## [STORED ROWS]
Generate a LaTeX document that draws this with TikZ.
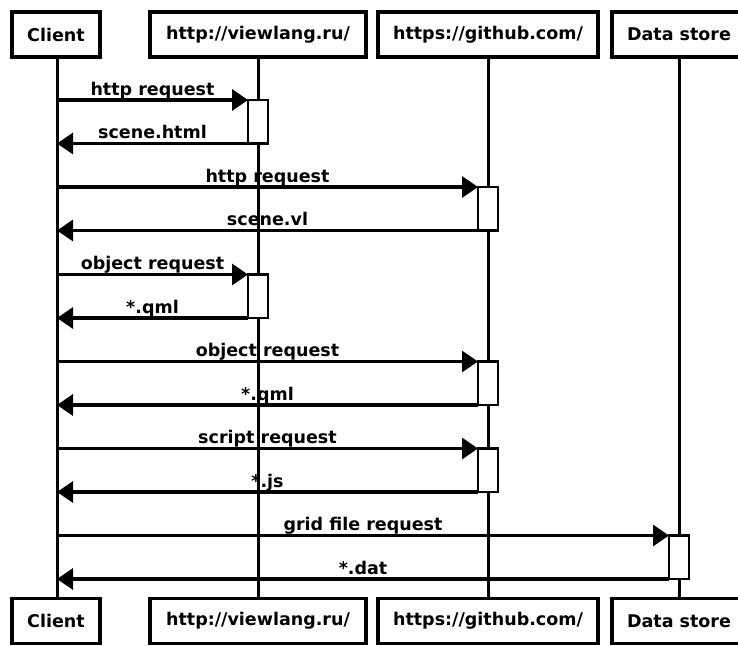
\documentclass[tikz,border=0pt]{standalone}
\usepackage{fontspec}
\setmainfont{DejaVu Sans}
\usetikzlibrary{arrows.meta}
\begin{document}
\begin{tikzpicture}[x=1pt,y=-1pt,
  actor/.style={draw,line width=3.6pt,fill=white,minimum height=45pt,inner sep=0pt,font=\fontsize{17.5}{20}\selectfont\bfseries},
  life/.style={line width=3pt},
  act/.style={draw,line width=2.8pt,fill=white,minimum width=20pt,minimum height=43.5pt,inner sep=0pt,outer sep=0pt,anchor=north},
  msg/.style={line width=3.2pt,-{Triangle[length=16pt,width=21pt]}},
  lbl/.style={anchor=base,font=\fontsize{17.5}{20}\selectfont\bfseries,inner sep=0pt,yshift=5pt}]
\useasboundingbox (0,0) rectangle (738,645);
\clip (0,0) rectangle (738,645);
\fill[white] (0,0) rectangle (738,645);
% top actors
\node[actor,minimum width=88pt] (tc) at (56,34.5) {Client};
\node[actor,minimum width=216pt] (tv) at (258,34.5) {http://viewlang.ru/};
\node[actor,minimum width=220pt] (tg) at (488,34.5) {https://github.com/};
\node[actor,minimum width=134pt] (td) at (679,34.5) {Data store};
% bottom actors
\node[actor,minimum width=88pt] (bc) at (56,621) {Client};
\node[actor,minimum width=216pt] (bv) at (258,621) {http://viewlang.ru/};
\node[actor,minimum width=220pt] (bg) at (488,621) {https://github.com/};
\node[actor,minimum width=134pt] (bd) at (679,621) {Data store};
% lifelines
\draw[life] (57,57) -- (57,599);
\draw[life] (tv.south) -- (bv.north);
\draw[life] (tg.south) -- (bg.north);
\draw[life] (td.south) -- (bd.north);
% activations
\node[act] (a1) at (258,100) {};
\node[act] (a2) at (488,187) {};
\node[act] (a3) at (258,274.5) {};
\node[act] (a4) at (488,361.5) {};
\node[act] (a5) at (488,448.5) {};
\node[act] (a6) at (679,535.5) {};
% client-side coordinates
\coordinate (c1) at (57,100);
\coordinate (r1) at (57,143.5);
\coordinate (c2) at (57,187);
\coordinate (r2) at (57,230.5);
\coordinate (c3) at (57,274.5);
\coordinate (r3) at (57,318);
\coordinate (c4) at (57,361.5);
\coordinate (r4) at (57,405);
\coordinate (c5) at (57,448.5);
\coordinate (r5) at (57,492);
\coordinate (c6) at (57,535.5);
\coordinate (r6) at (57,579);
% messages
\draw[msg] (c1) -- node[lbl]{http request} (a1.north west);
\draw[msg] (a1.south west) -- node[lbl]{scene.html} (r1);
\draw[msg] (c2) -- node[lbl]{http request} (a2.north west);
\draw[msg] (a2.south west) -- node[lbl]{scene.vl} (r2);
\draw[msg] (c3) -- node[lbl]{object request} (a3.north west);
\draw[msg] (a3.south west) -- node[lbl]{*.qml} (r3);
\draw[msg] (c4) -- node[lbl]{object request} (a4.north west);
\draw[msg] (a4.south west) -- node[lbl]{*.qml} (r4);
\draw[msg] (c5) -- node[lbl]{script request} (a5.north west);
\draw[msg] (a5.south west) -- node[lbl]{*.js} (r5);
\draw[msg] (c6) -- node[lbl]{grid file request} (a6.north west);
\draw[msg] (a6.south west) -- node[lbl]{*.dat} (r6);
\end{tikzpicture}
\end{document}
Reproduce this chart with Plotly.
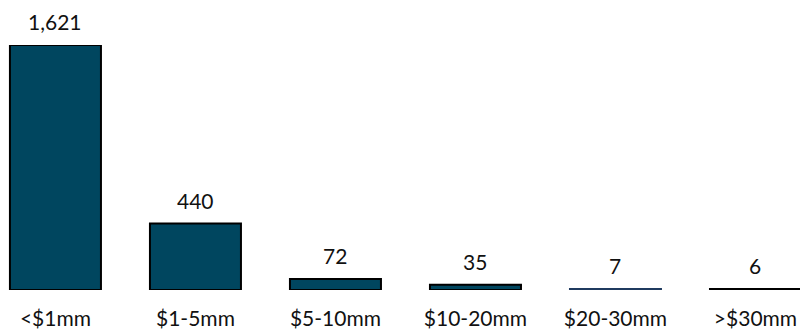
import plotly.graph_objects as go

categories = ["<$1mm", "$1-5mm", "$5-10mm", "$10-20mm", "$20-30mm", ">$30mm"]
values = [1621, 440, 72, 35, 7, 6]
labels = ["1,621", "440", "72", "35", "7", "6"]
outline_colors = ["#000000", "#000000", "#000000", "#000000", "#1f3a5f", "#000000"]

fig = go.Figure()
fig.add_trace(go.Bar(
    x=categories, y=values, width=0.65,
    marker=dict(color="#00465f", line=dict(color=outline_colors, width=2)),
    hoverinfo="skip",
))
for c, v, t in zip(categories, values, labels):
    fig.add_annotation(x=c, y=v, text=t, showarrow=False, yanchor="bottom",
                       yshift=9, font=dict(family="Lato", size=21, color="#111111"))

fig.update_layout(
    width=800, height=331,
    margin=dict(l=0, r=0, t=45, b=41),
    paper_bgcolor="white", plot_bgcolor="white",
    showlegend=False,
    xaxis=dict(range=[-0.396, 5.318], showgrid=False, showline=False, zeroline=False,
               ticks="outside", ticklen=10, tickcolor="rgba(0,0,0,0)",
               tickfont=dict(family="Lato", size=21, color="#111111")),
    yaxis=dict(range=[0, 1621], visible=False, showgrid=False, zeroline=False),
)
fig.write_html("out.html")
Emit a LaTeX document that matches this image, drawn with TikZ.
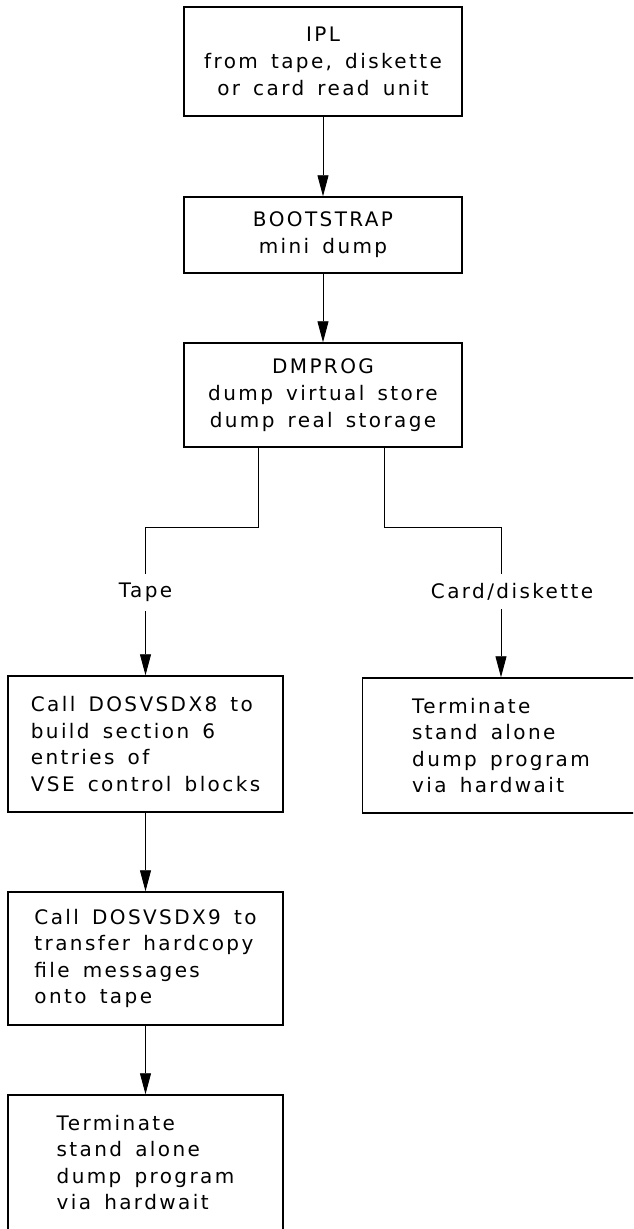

## [PROBLEM REQUIREMENTS]
Check each line of the data above for the string "this", then report how many lines have it, with no other words.

## [FULL ANSWER]
3